Task goal: Omit pictures and quote the listing below line by line, from its start through the line that holds "fontsize=fs, ha='left', va='bottom')".

Given data:
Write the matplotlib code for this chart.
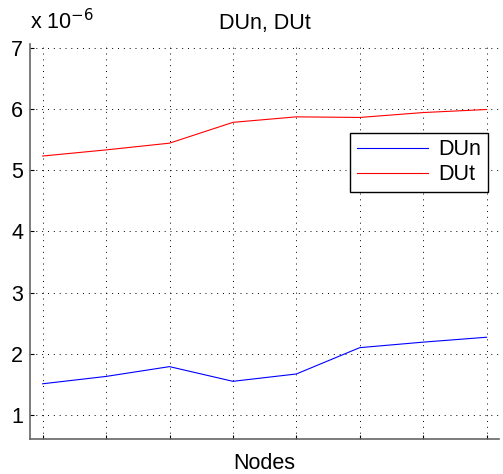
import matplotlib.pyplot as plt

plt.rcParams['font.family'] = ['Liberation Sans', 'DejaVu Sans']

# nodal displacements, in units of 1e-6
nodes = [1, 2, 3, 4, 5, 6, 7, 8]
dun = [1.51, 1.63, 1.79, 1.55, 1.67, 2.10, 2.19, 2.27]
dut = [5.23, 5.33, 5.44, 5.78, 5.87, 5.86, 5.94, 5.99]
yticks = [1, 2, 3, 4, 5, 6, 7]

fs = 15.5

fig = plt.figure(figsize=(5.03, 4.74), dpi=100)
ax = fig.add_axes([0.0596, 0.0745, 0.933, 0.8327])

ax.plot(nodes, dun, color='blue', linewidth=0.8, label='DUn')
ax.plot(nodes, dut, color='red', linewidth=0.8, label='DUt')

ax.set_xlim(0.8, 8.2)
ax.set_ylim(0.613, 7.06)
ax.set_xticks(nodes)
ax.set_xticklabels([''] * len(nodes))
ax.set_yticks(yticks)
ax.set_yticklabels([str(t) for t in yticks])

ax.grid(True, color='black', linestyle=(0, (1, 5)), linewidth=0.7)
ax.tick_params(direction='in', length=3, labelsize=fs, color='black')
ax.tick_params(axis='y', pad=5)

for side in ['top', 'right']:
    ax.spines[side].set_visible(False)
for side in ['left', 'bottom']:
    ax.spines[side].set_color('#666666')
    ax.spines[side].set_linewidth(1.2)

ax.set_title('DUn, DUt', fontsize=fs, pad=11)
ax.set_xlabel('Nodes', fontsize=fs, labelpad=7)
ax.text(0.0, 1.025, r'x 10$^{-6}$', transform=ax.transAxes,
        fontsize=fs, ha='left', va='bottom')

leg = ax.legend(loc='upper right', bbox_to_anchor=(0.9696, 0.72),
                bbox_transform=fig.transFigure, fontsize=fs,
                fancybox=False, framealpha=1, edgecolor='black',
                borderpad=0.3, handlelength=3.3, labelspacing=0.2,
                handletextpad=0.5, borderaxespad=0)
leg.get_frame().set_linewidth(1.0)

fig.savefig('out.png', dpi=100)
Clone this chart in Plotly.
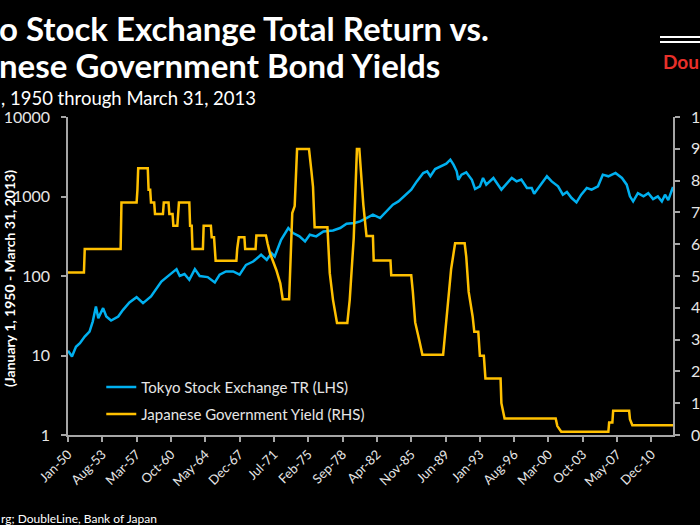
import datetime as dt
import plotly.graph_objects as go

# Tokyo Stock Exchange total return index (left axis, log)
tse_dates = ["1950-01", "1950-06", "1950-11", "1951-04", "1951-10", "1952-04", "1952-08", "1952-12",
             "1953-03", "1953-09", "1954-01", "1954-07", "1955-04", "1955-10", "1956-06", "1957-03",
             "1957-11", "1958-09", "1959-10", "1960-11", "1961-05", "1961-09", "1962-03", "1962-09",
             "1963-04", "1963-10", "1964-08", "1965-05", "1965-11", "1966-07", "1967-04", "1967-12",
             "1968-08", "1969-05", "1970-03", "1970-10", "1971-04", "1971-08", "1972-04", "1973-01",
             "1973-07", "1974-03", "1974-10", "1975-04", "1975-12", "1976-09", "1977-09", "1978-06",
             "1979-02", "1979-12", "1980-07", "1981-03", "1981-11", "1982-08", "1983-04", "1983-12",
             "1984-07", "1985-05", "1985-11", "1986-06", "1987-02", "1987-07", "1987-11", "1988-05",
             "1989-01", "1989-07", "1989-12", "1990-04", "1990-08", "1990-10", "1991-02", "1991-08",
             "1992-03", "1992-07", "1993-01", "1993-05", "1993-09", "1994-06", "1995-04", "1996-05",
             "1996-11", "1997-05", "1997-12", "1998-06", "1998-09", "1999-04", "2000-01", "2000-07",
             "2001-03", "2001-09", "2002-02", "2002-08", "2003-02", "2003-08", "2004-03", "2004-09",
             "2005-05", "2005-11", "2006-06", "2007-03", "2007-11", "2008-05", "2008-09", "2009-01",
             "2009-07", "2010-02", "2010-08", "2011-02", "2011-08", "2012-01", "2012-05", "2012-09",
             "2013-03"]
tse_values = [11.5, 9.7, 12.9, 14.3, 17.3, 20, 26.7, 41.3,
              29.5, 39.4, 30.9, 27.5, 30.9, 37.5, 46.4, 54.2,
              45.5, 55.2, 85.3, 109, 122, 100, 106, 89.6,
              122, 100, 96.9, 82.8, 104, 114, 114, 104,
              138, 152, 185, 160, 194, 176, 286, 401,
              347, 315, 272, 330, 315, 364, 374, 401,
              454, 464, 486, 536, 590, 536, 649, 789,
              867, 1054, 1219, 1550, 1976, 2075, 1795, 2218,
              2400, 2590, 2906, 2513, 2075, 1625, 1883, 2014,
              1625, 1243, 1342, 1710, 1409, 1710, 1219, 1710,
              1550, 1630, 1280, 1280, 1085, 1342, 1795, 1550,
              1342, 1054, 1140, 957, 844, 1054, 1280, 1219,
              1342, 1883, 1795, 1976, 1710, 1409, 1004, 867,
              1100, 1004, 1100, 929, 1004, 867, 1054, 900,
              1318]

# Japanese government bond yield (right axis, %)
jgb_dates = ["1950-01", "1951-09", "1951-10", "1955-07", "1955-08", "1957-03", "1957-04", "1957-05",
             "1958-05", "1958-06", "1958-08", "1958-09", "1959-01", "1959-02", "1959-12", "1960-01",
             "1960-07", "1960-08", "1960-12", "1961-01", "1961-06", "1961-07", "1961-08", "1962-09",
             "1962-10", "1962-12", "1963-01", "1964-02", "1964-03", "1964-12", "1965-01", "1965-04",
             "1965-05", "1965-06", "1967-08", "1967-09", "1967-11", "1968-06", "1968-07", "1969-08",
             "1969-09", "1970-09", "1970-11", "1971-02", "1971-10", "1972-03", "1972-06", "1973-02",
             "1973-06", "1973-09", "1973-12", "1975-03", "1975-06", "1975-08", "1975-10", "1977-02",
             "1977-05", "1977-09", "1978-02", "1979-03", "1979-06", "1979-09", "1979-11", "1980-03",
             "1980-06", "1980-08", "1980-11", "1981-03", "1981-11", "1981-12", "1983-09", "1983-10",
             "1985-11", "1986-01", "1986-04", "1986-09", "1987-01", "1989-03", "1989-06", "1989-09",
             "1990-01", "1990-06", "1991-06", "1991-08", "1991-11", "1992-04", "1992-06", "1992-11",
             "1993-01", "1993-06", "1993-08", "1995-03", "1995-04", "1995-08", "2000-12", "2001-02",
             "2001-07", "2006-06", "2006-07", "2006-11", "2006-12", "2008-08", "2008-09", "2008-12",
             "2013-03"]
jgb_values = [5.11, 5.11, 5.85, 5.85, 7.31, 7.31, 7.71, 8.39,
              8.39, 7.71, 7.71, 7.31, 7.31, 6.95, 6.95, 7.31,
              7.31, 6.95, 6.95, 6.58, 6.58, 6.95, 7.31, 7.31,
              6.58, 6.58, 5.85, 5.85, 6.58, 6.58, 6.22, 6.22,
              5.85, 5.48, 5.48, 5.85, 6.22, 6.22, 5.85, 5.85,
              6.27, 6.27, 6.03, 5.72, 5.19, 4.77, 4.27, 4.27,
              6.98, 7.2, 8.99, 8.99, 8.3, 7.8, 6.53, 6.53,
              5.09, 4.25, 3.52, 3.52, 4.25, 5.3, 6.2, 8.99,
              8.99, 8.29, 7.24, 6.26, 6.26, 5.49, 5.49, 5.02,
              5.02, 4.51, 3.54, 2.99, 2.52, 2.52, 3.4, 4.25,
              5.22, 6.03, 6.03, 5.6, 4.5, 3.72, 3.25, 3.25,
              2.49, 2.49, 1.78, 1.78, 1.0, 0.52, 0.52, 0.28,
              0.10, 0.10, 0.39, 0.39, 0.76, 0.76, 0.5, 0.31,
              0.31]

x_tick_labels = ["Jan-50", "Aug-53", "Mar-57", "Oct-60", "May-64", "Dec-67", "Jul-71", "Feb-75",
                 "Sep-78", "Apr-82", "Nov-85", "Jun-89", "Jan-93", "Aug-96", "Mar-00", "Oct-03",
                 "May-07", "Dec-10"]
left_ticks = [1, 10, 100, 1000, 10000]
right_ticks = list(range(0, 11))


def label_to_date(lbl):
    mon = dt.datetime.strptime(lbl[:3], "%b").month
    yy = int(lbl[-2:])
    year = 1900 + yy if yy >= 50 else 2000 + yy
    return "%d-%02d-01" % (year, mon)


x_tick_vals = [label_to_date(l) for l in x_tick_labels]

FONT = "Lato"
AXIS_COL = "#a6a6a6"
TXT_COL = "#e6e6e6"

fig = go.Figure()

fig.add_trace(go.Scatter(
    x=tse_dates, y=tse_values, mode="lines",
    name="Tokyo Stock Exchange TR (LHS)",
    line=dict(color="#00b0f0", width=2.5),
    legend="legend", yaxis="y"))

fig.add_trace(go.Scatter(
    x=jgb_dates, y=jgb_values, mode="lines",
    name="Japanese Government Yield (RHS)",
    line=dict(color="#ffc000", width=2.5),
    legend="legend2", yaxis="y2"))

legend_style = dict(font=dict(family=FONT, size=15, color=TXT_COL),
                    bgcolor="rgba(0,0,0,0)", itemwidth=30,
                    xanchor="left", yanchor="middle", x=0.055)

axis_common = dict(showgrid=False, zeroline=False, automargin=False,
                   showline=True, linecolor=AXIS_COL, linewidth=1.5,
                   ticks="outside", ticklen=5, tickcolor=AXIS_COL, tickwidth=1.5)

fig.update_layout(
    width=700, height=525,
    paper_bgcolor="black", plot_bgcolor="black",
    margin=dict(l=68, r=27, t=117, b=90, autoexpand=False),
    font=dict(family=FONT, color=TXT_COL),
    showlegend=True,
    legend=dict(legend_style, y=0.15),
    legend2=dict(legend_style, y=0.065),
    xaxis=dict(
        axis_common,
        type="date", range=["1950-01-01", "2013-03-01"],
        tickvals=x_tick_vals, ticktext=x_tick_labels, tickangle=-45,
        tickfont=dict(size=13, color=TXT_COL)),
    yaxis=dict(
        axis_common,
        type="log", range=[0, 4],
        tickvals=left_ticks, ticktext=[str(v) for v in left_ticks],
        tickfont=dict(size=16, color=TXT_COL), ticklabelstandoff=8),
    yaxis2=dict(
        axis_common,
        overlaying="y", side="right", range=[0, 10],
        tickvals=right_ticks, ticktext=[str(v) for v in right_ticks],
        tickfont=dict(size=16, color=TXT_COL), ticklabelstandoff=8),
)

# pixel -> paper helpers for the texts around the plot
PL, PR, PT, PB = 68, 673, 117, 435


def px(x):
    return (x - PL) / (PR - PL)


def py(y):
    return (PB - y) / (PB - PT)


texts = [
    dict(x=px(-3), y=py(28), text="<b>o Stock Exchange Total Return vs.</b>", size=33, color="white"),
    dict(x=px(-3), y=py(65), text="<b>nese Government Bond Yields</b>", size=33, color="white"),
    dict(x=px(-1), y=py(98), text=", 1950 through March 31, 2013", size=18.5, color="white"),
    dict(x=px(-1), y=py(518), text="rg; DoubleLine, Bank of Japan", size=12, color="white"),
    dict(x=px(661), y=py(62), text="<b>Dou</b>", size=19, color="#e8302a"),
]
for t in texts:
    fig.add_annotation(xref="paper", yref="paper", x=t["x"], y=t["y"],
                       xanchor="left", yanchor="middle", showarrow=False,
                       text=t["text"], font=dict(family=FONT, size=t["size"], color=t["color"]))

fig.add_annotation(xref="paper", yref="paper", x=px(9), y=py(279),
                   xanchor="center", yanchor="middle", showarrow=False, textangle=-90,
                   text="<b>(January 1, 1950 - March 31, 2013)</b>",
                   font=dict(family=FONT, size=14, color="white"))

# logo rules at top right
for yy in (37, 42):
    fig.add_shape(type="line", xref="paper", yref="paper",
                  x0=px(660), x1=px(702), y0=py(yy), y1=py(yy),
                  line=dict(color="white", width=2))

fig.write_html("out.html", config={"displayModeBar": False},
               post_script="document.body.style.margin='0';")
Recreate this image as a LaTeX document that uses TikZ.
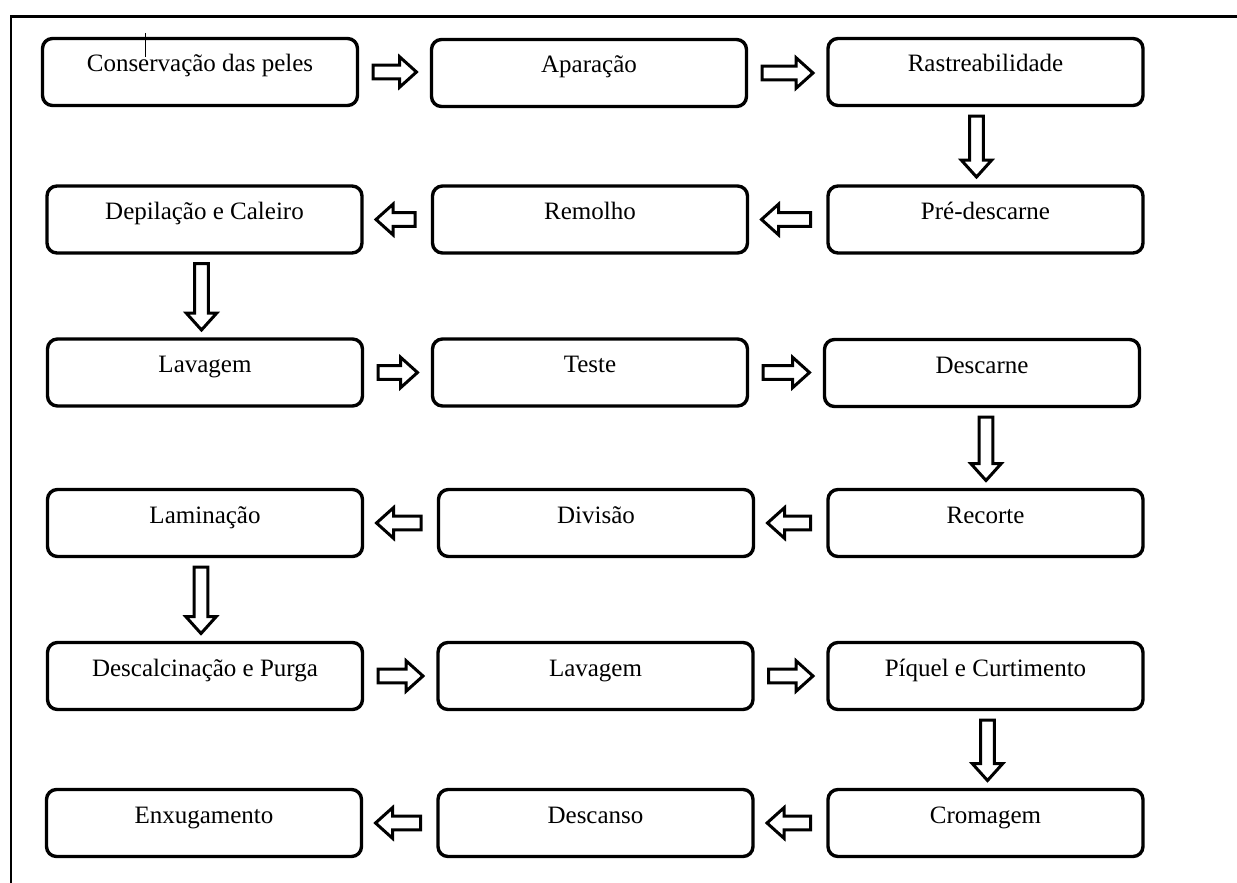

Final answer:
Write the matplotlib code for this chart.
import matplotlib.pyplot as plt

plt.rcParams['font.family'] = ['Liberation Sans', 'DejaVu Sans']

# nodal displacements, in units of 1e-6
nodes = [1, 2, 3, 4, 5, 6, 7, 8]
dun = [1.51, 1.63, 1.79, 1.55, 1.67, 2.10, 2.19, 2.27]
dut = [5.23, 5.33, 5.44, 5.78, 5.87, 5.86, 5.94, 5.99]
yticks = [1, 2, 3, 4, 5, 6, 7]

fs = 15.5

fig = plt.figure(figsize=(5.03, 4.74), dpi=100)
ax = fig.add_axes([0.0596, 0.0745, 0.933, 0.8327])

ax.plot(nodes, dun, color='blue', linewidth=0.8, label='DUn')
ax.plot(nodes, dut, color='red', linewidth=0.8, label='DUt')

ax.set_xlim(0.8, 8.2)
ax.set_ylim(0.613, 7.06)
ax.set_xticks(nodes)
ax.set_xticklabels([''] * len(nodes))
ax.set_yticks(yticks)
ax.set_yticklabels([str(t) for t in yticks])

ax.grid(True, color='black', linestyle=(0, (1, 5)), linewidth=0.7)
ax.tick_params(direction='in', length=3, labelsize=fs, color='black')
ax.tick_params(axis='y', pad=5)

for side in ['top', 'right']:
    ax.spines[side].set_visible(False)
for side in ['left', 'bottom']:
    ax.spines[side].set_color('#666666')
    ax.spines[side].set_linewidth(1.2)

ax.set_title('DUn, DUt', fontsize=fs, pad=11)
ax.set_xlabel('Nodes', fontsize=fs, labelpad=7)
ax.text(0.0, 1.025, r'x 10$^{-6}$', transform=ax.transAxes,
        fontsize=fs, ha='left', va='bottom')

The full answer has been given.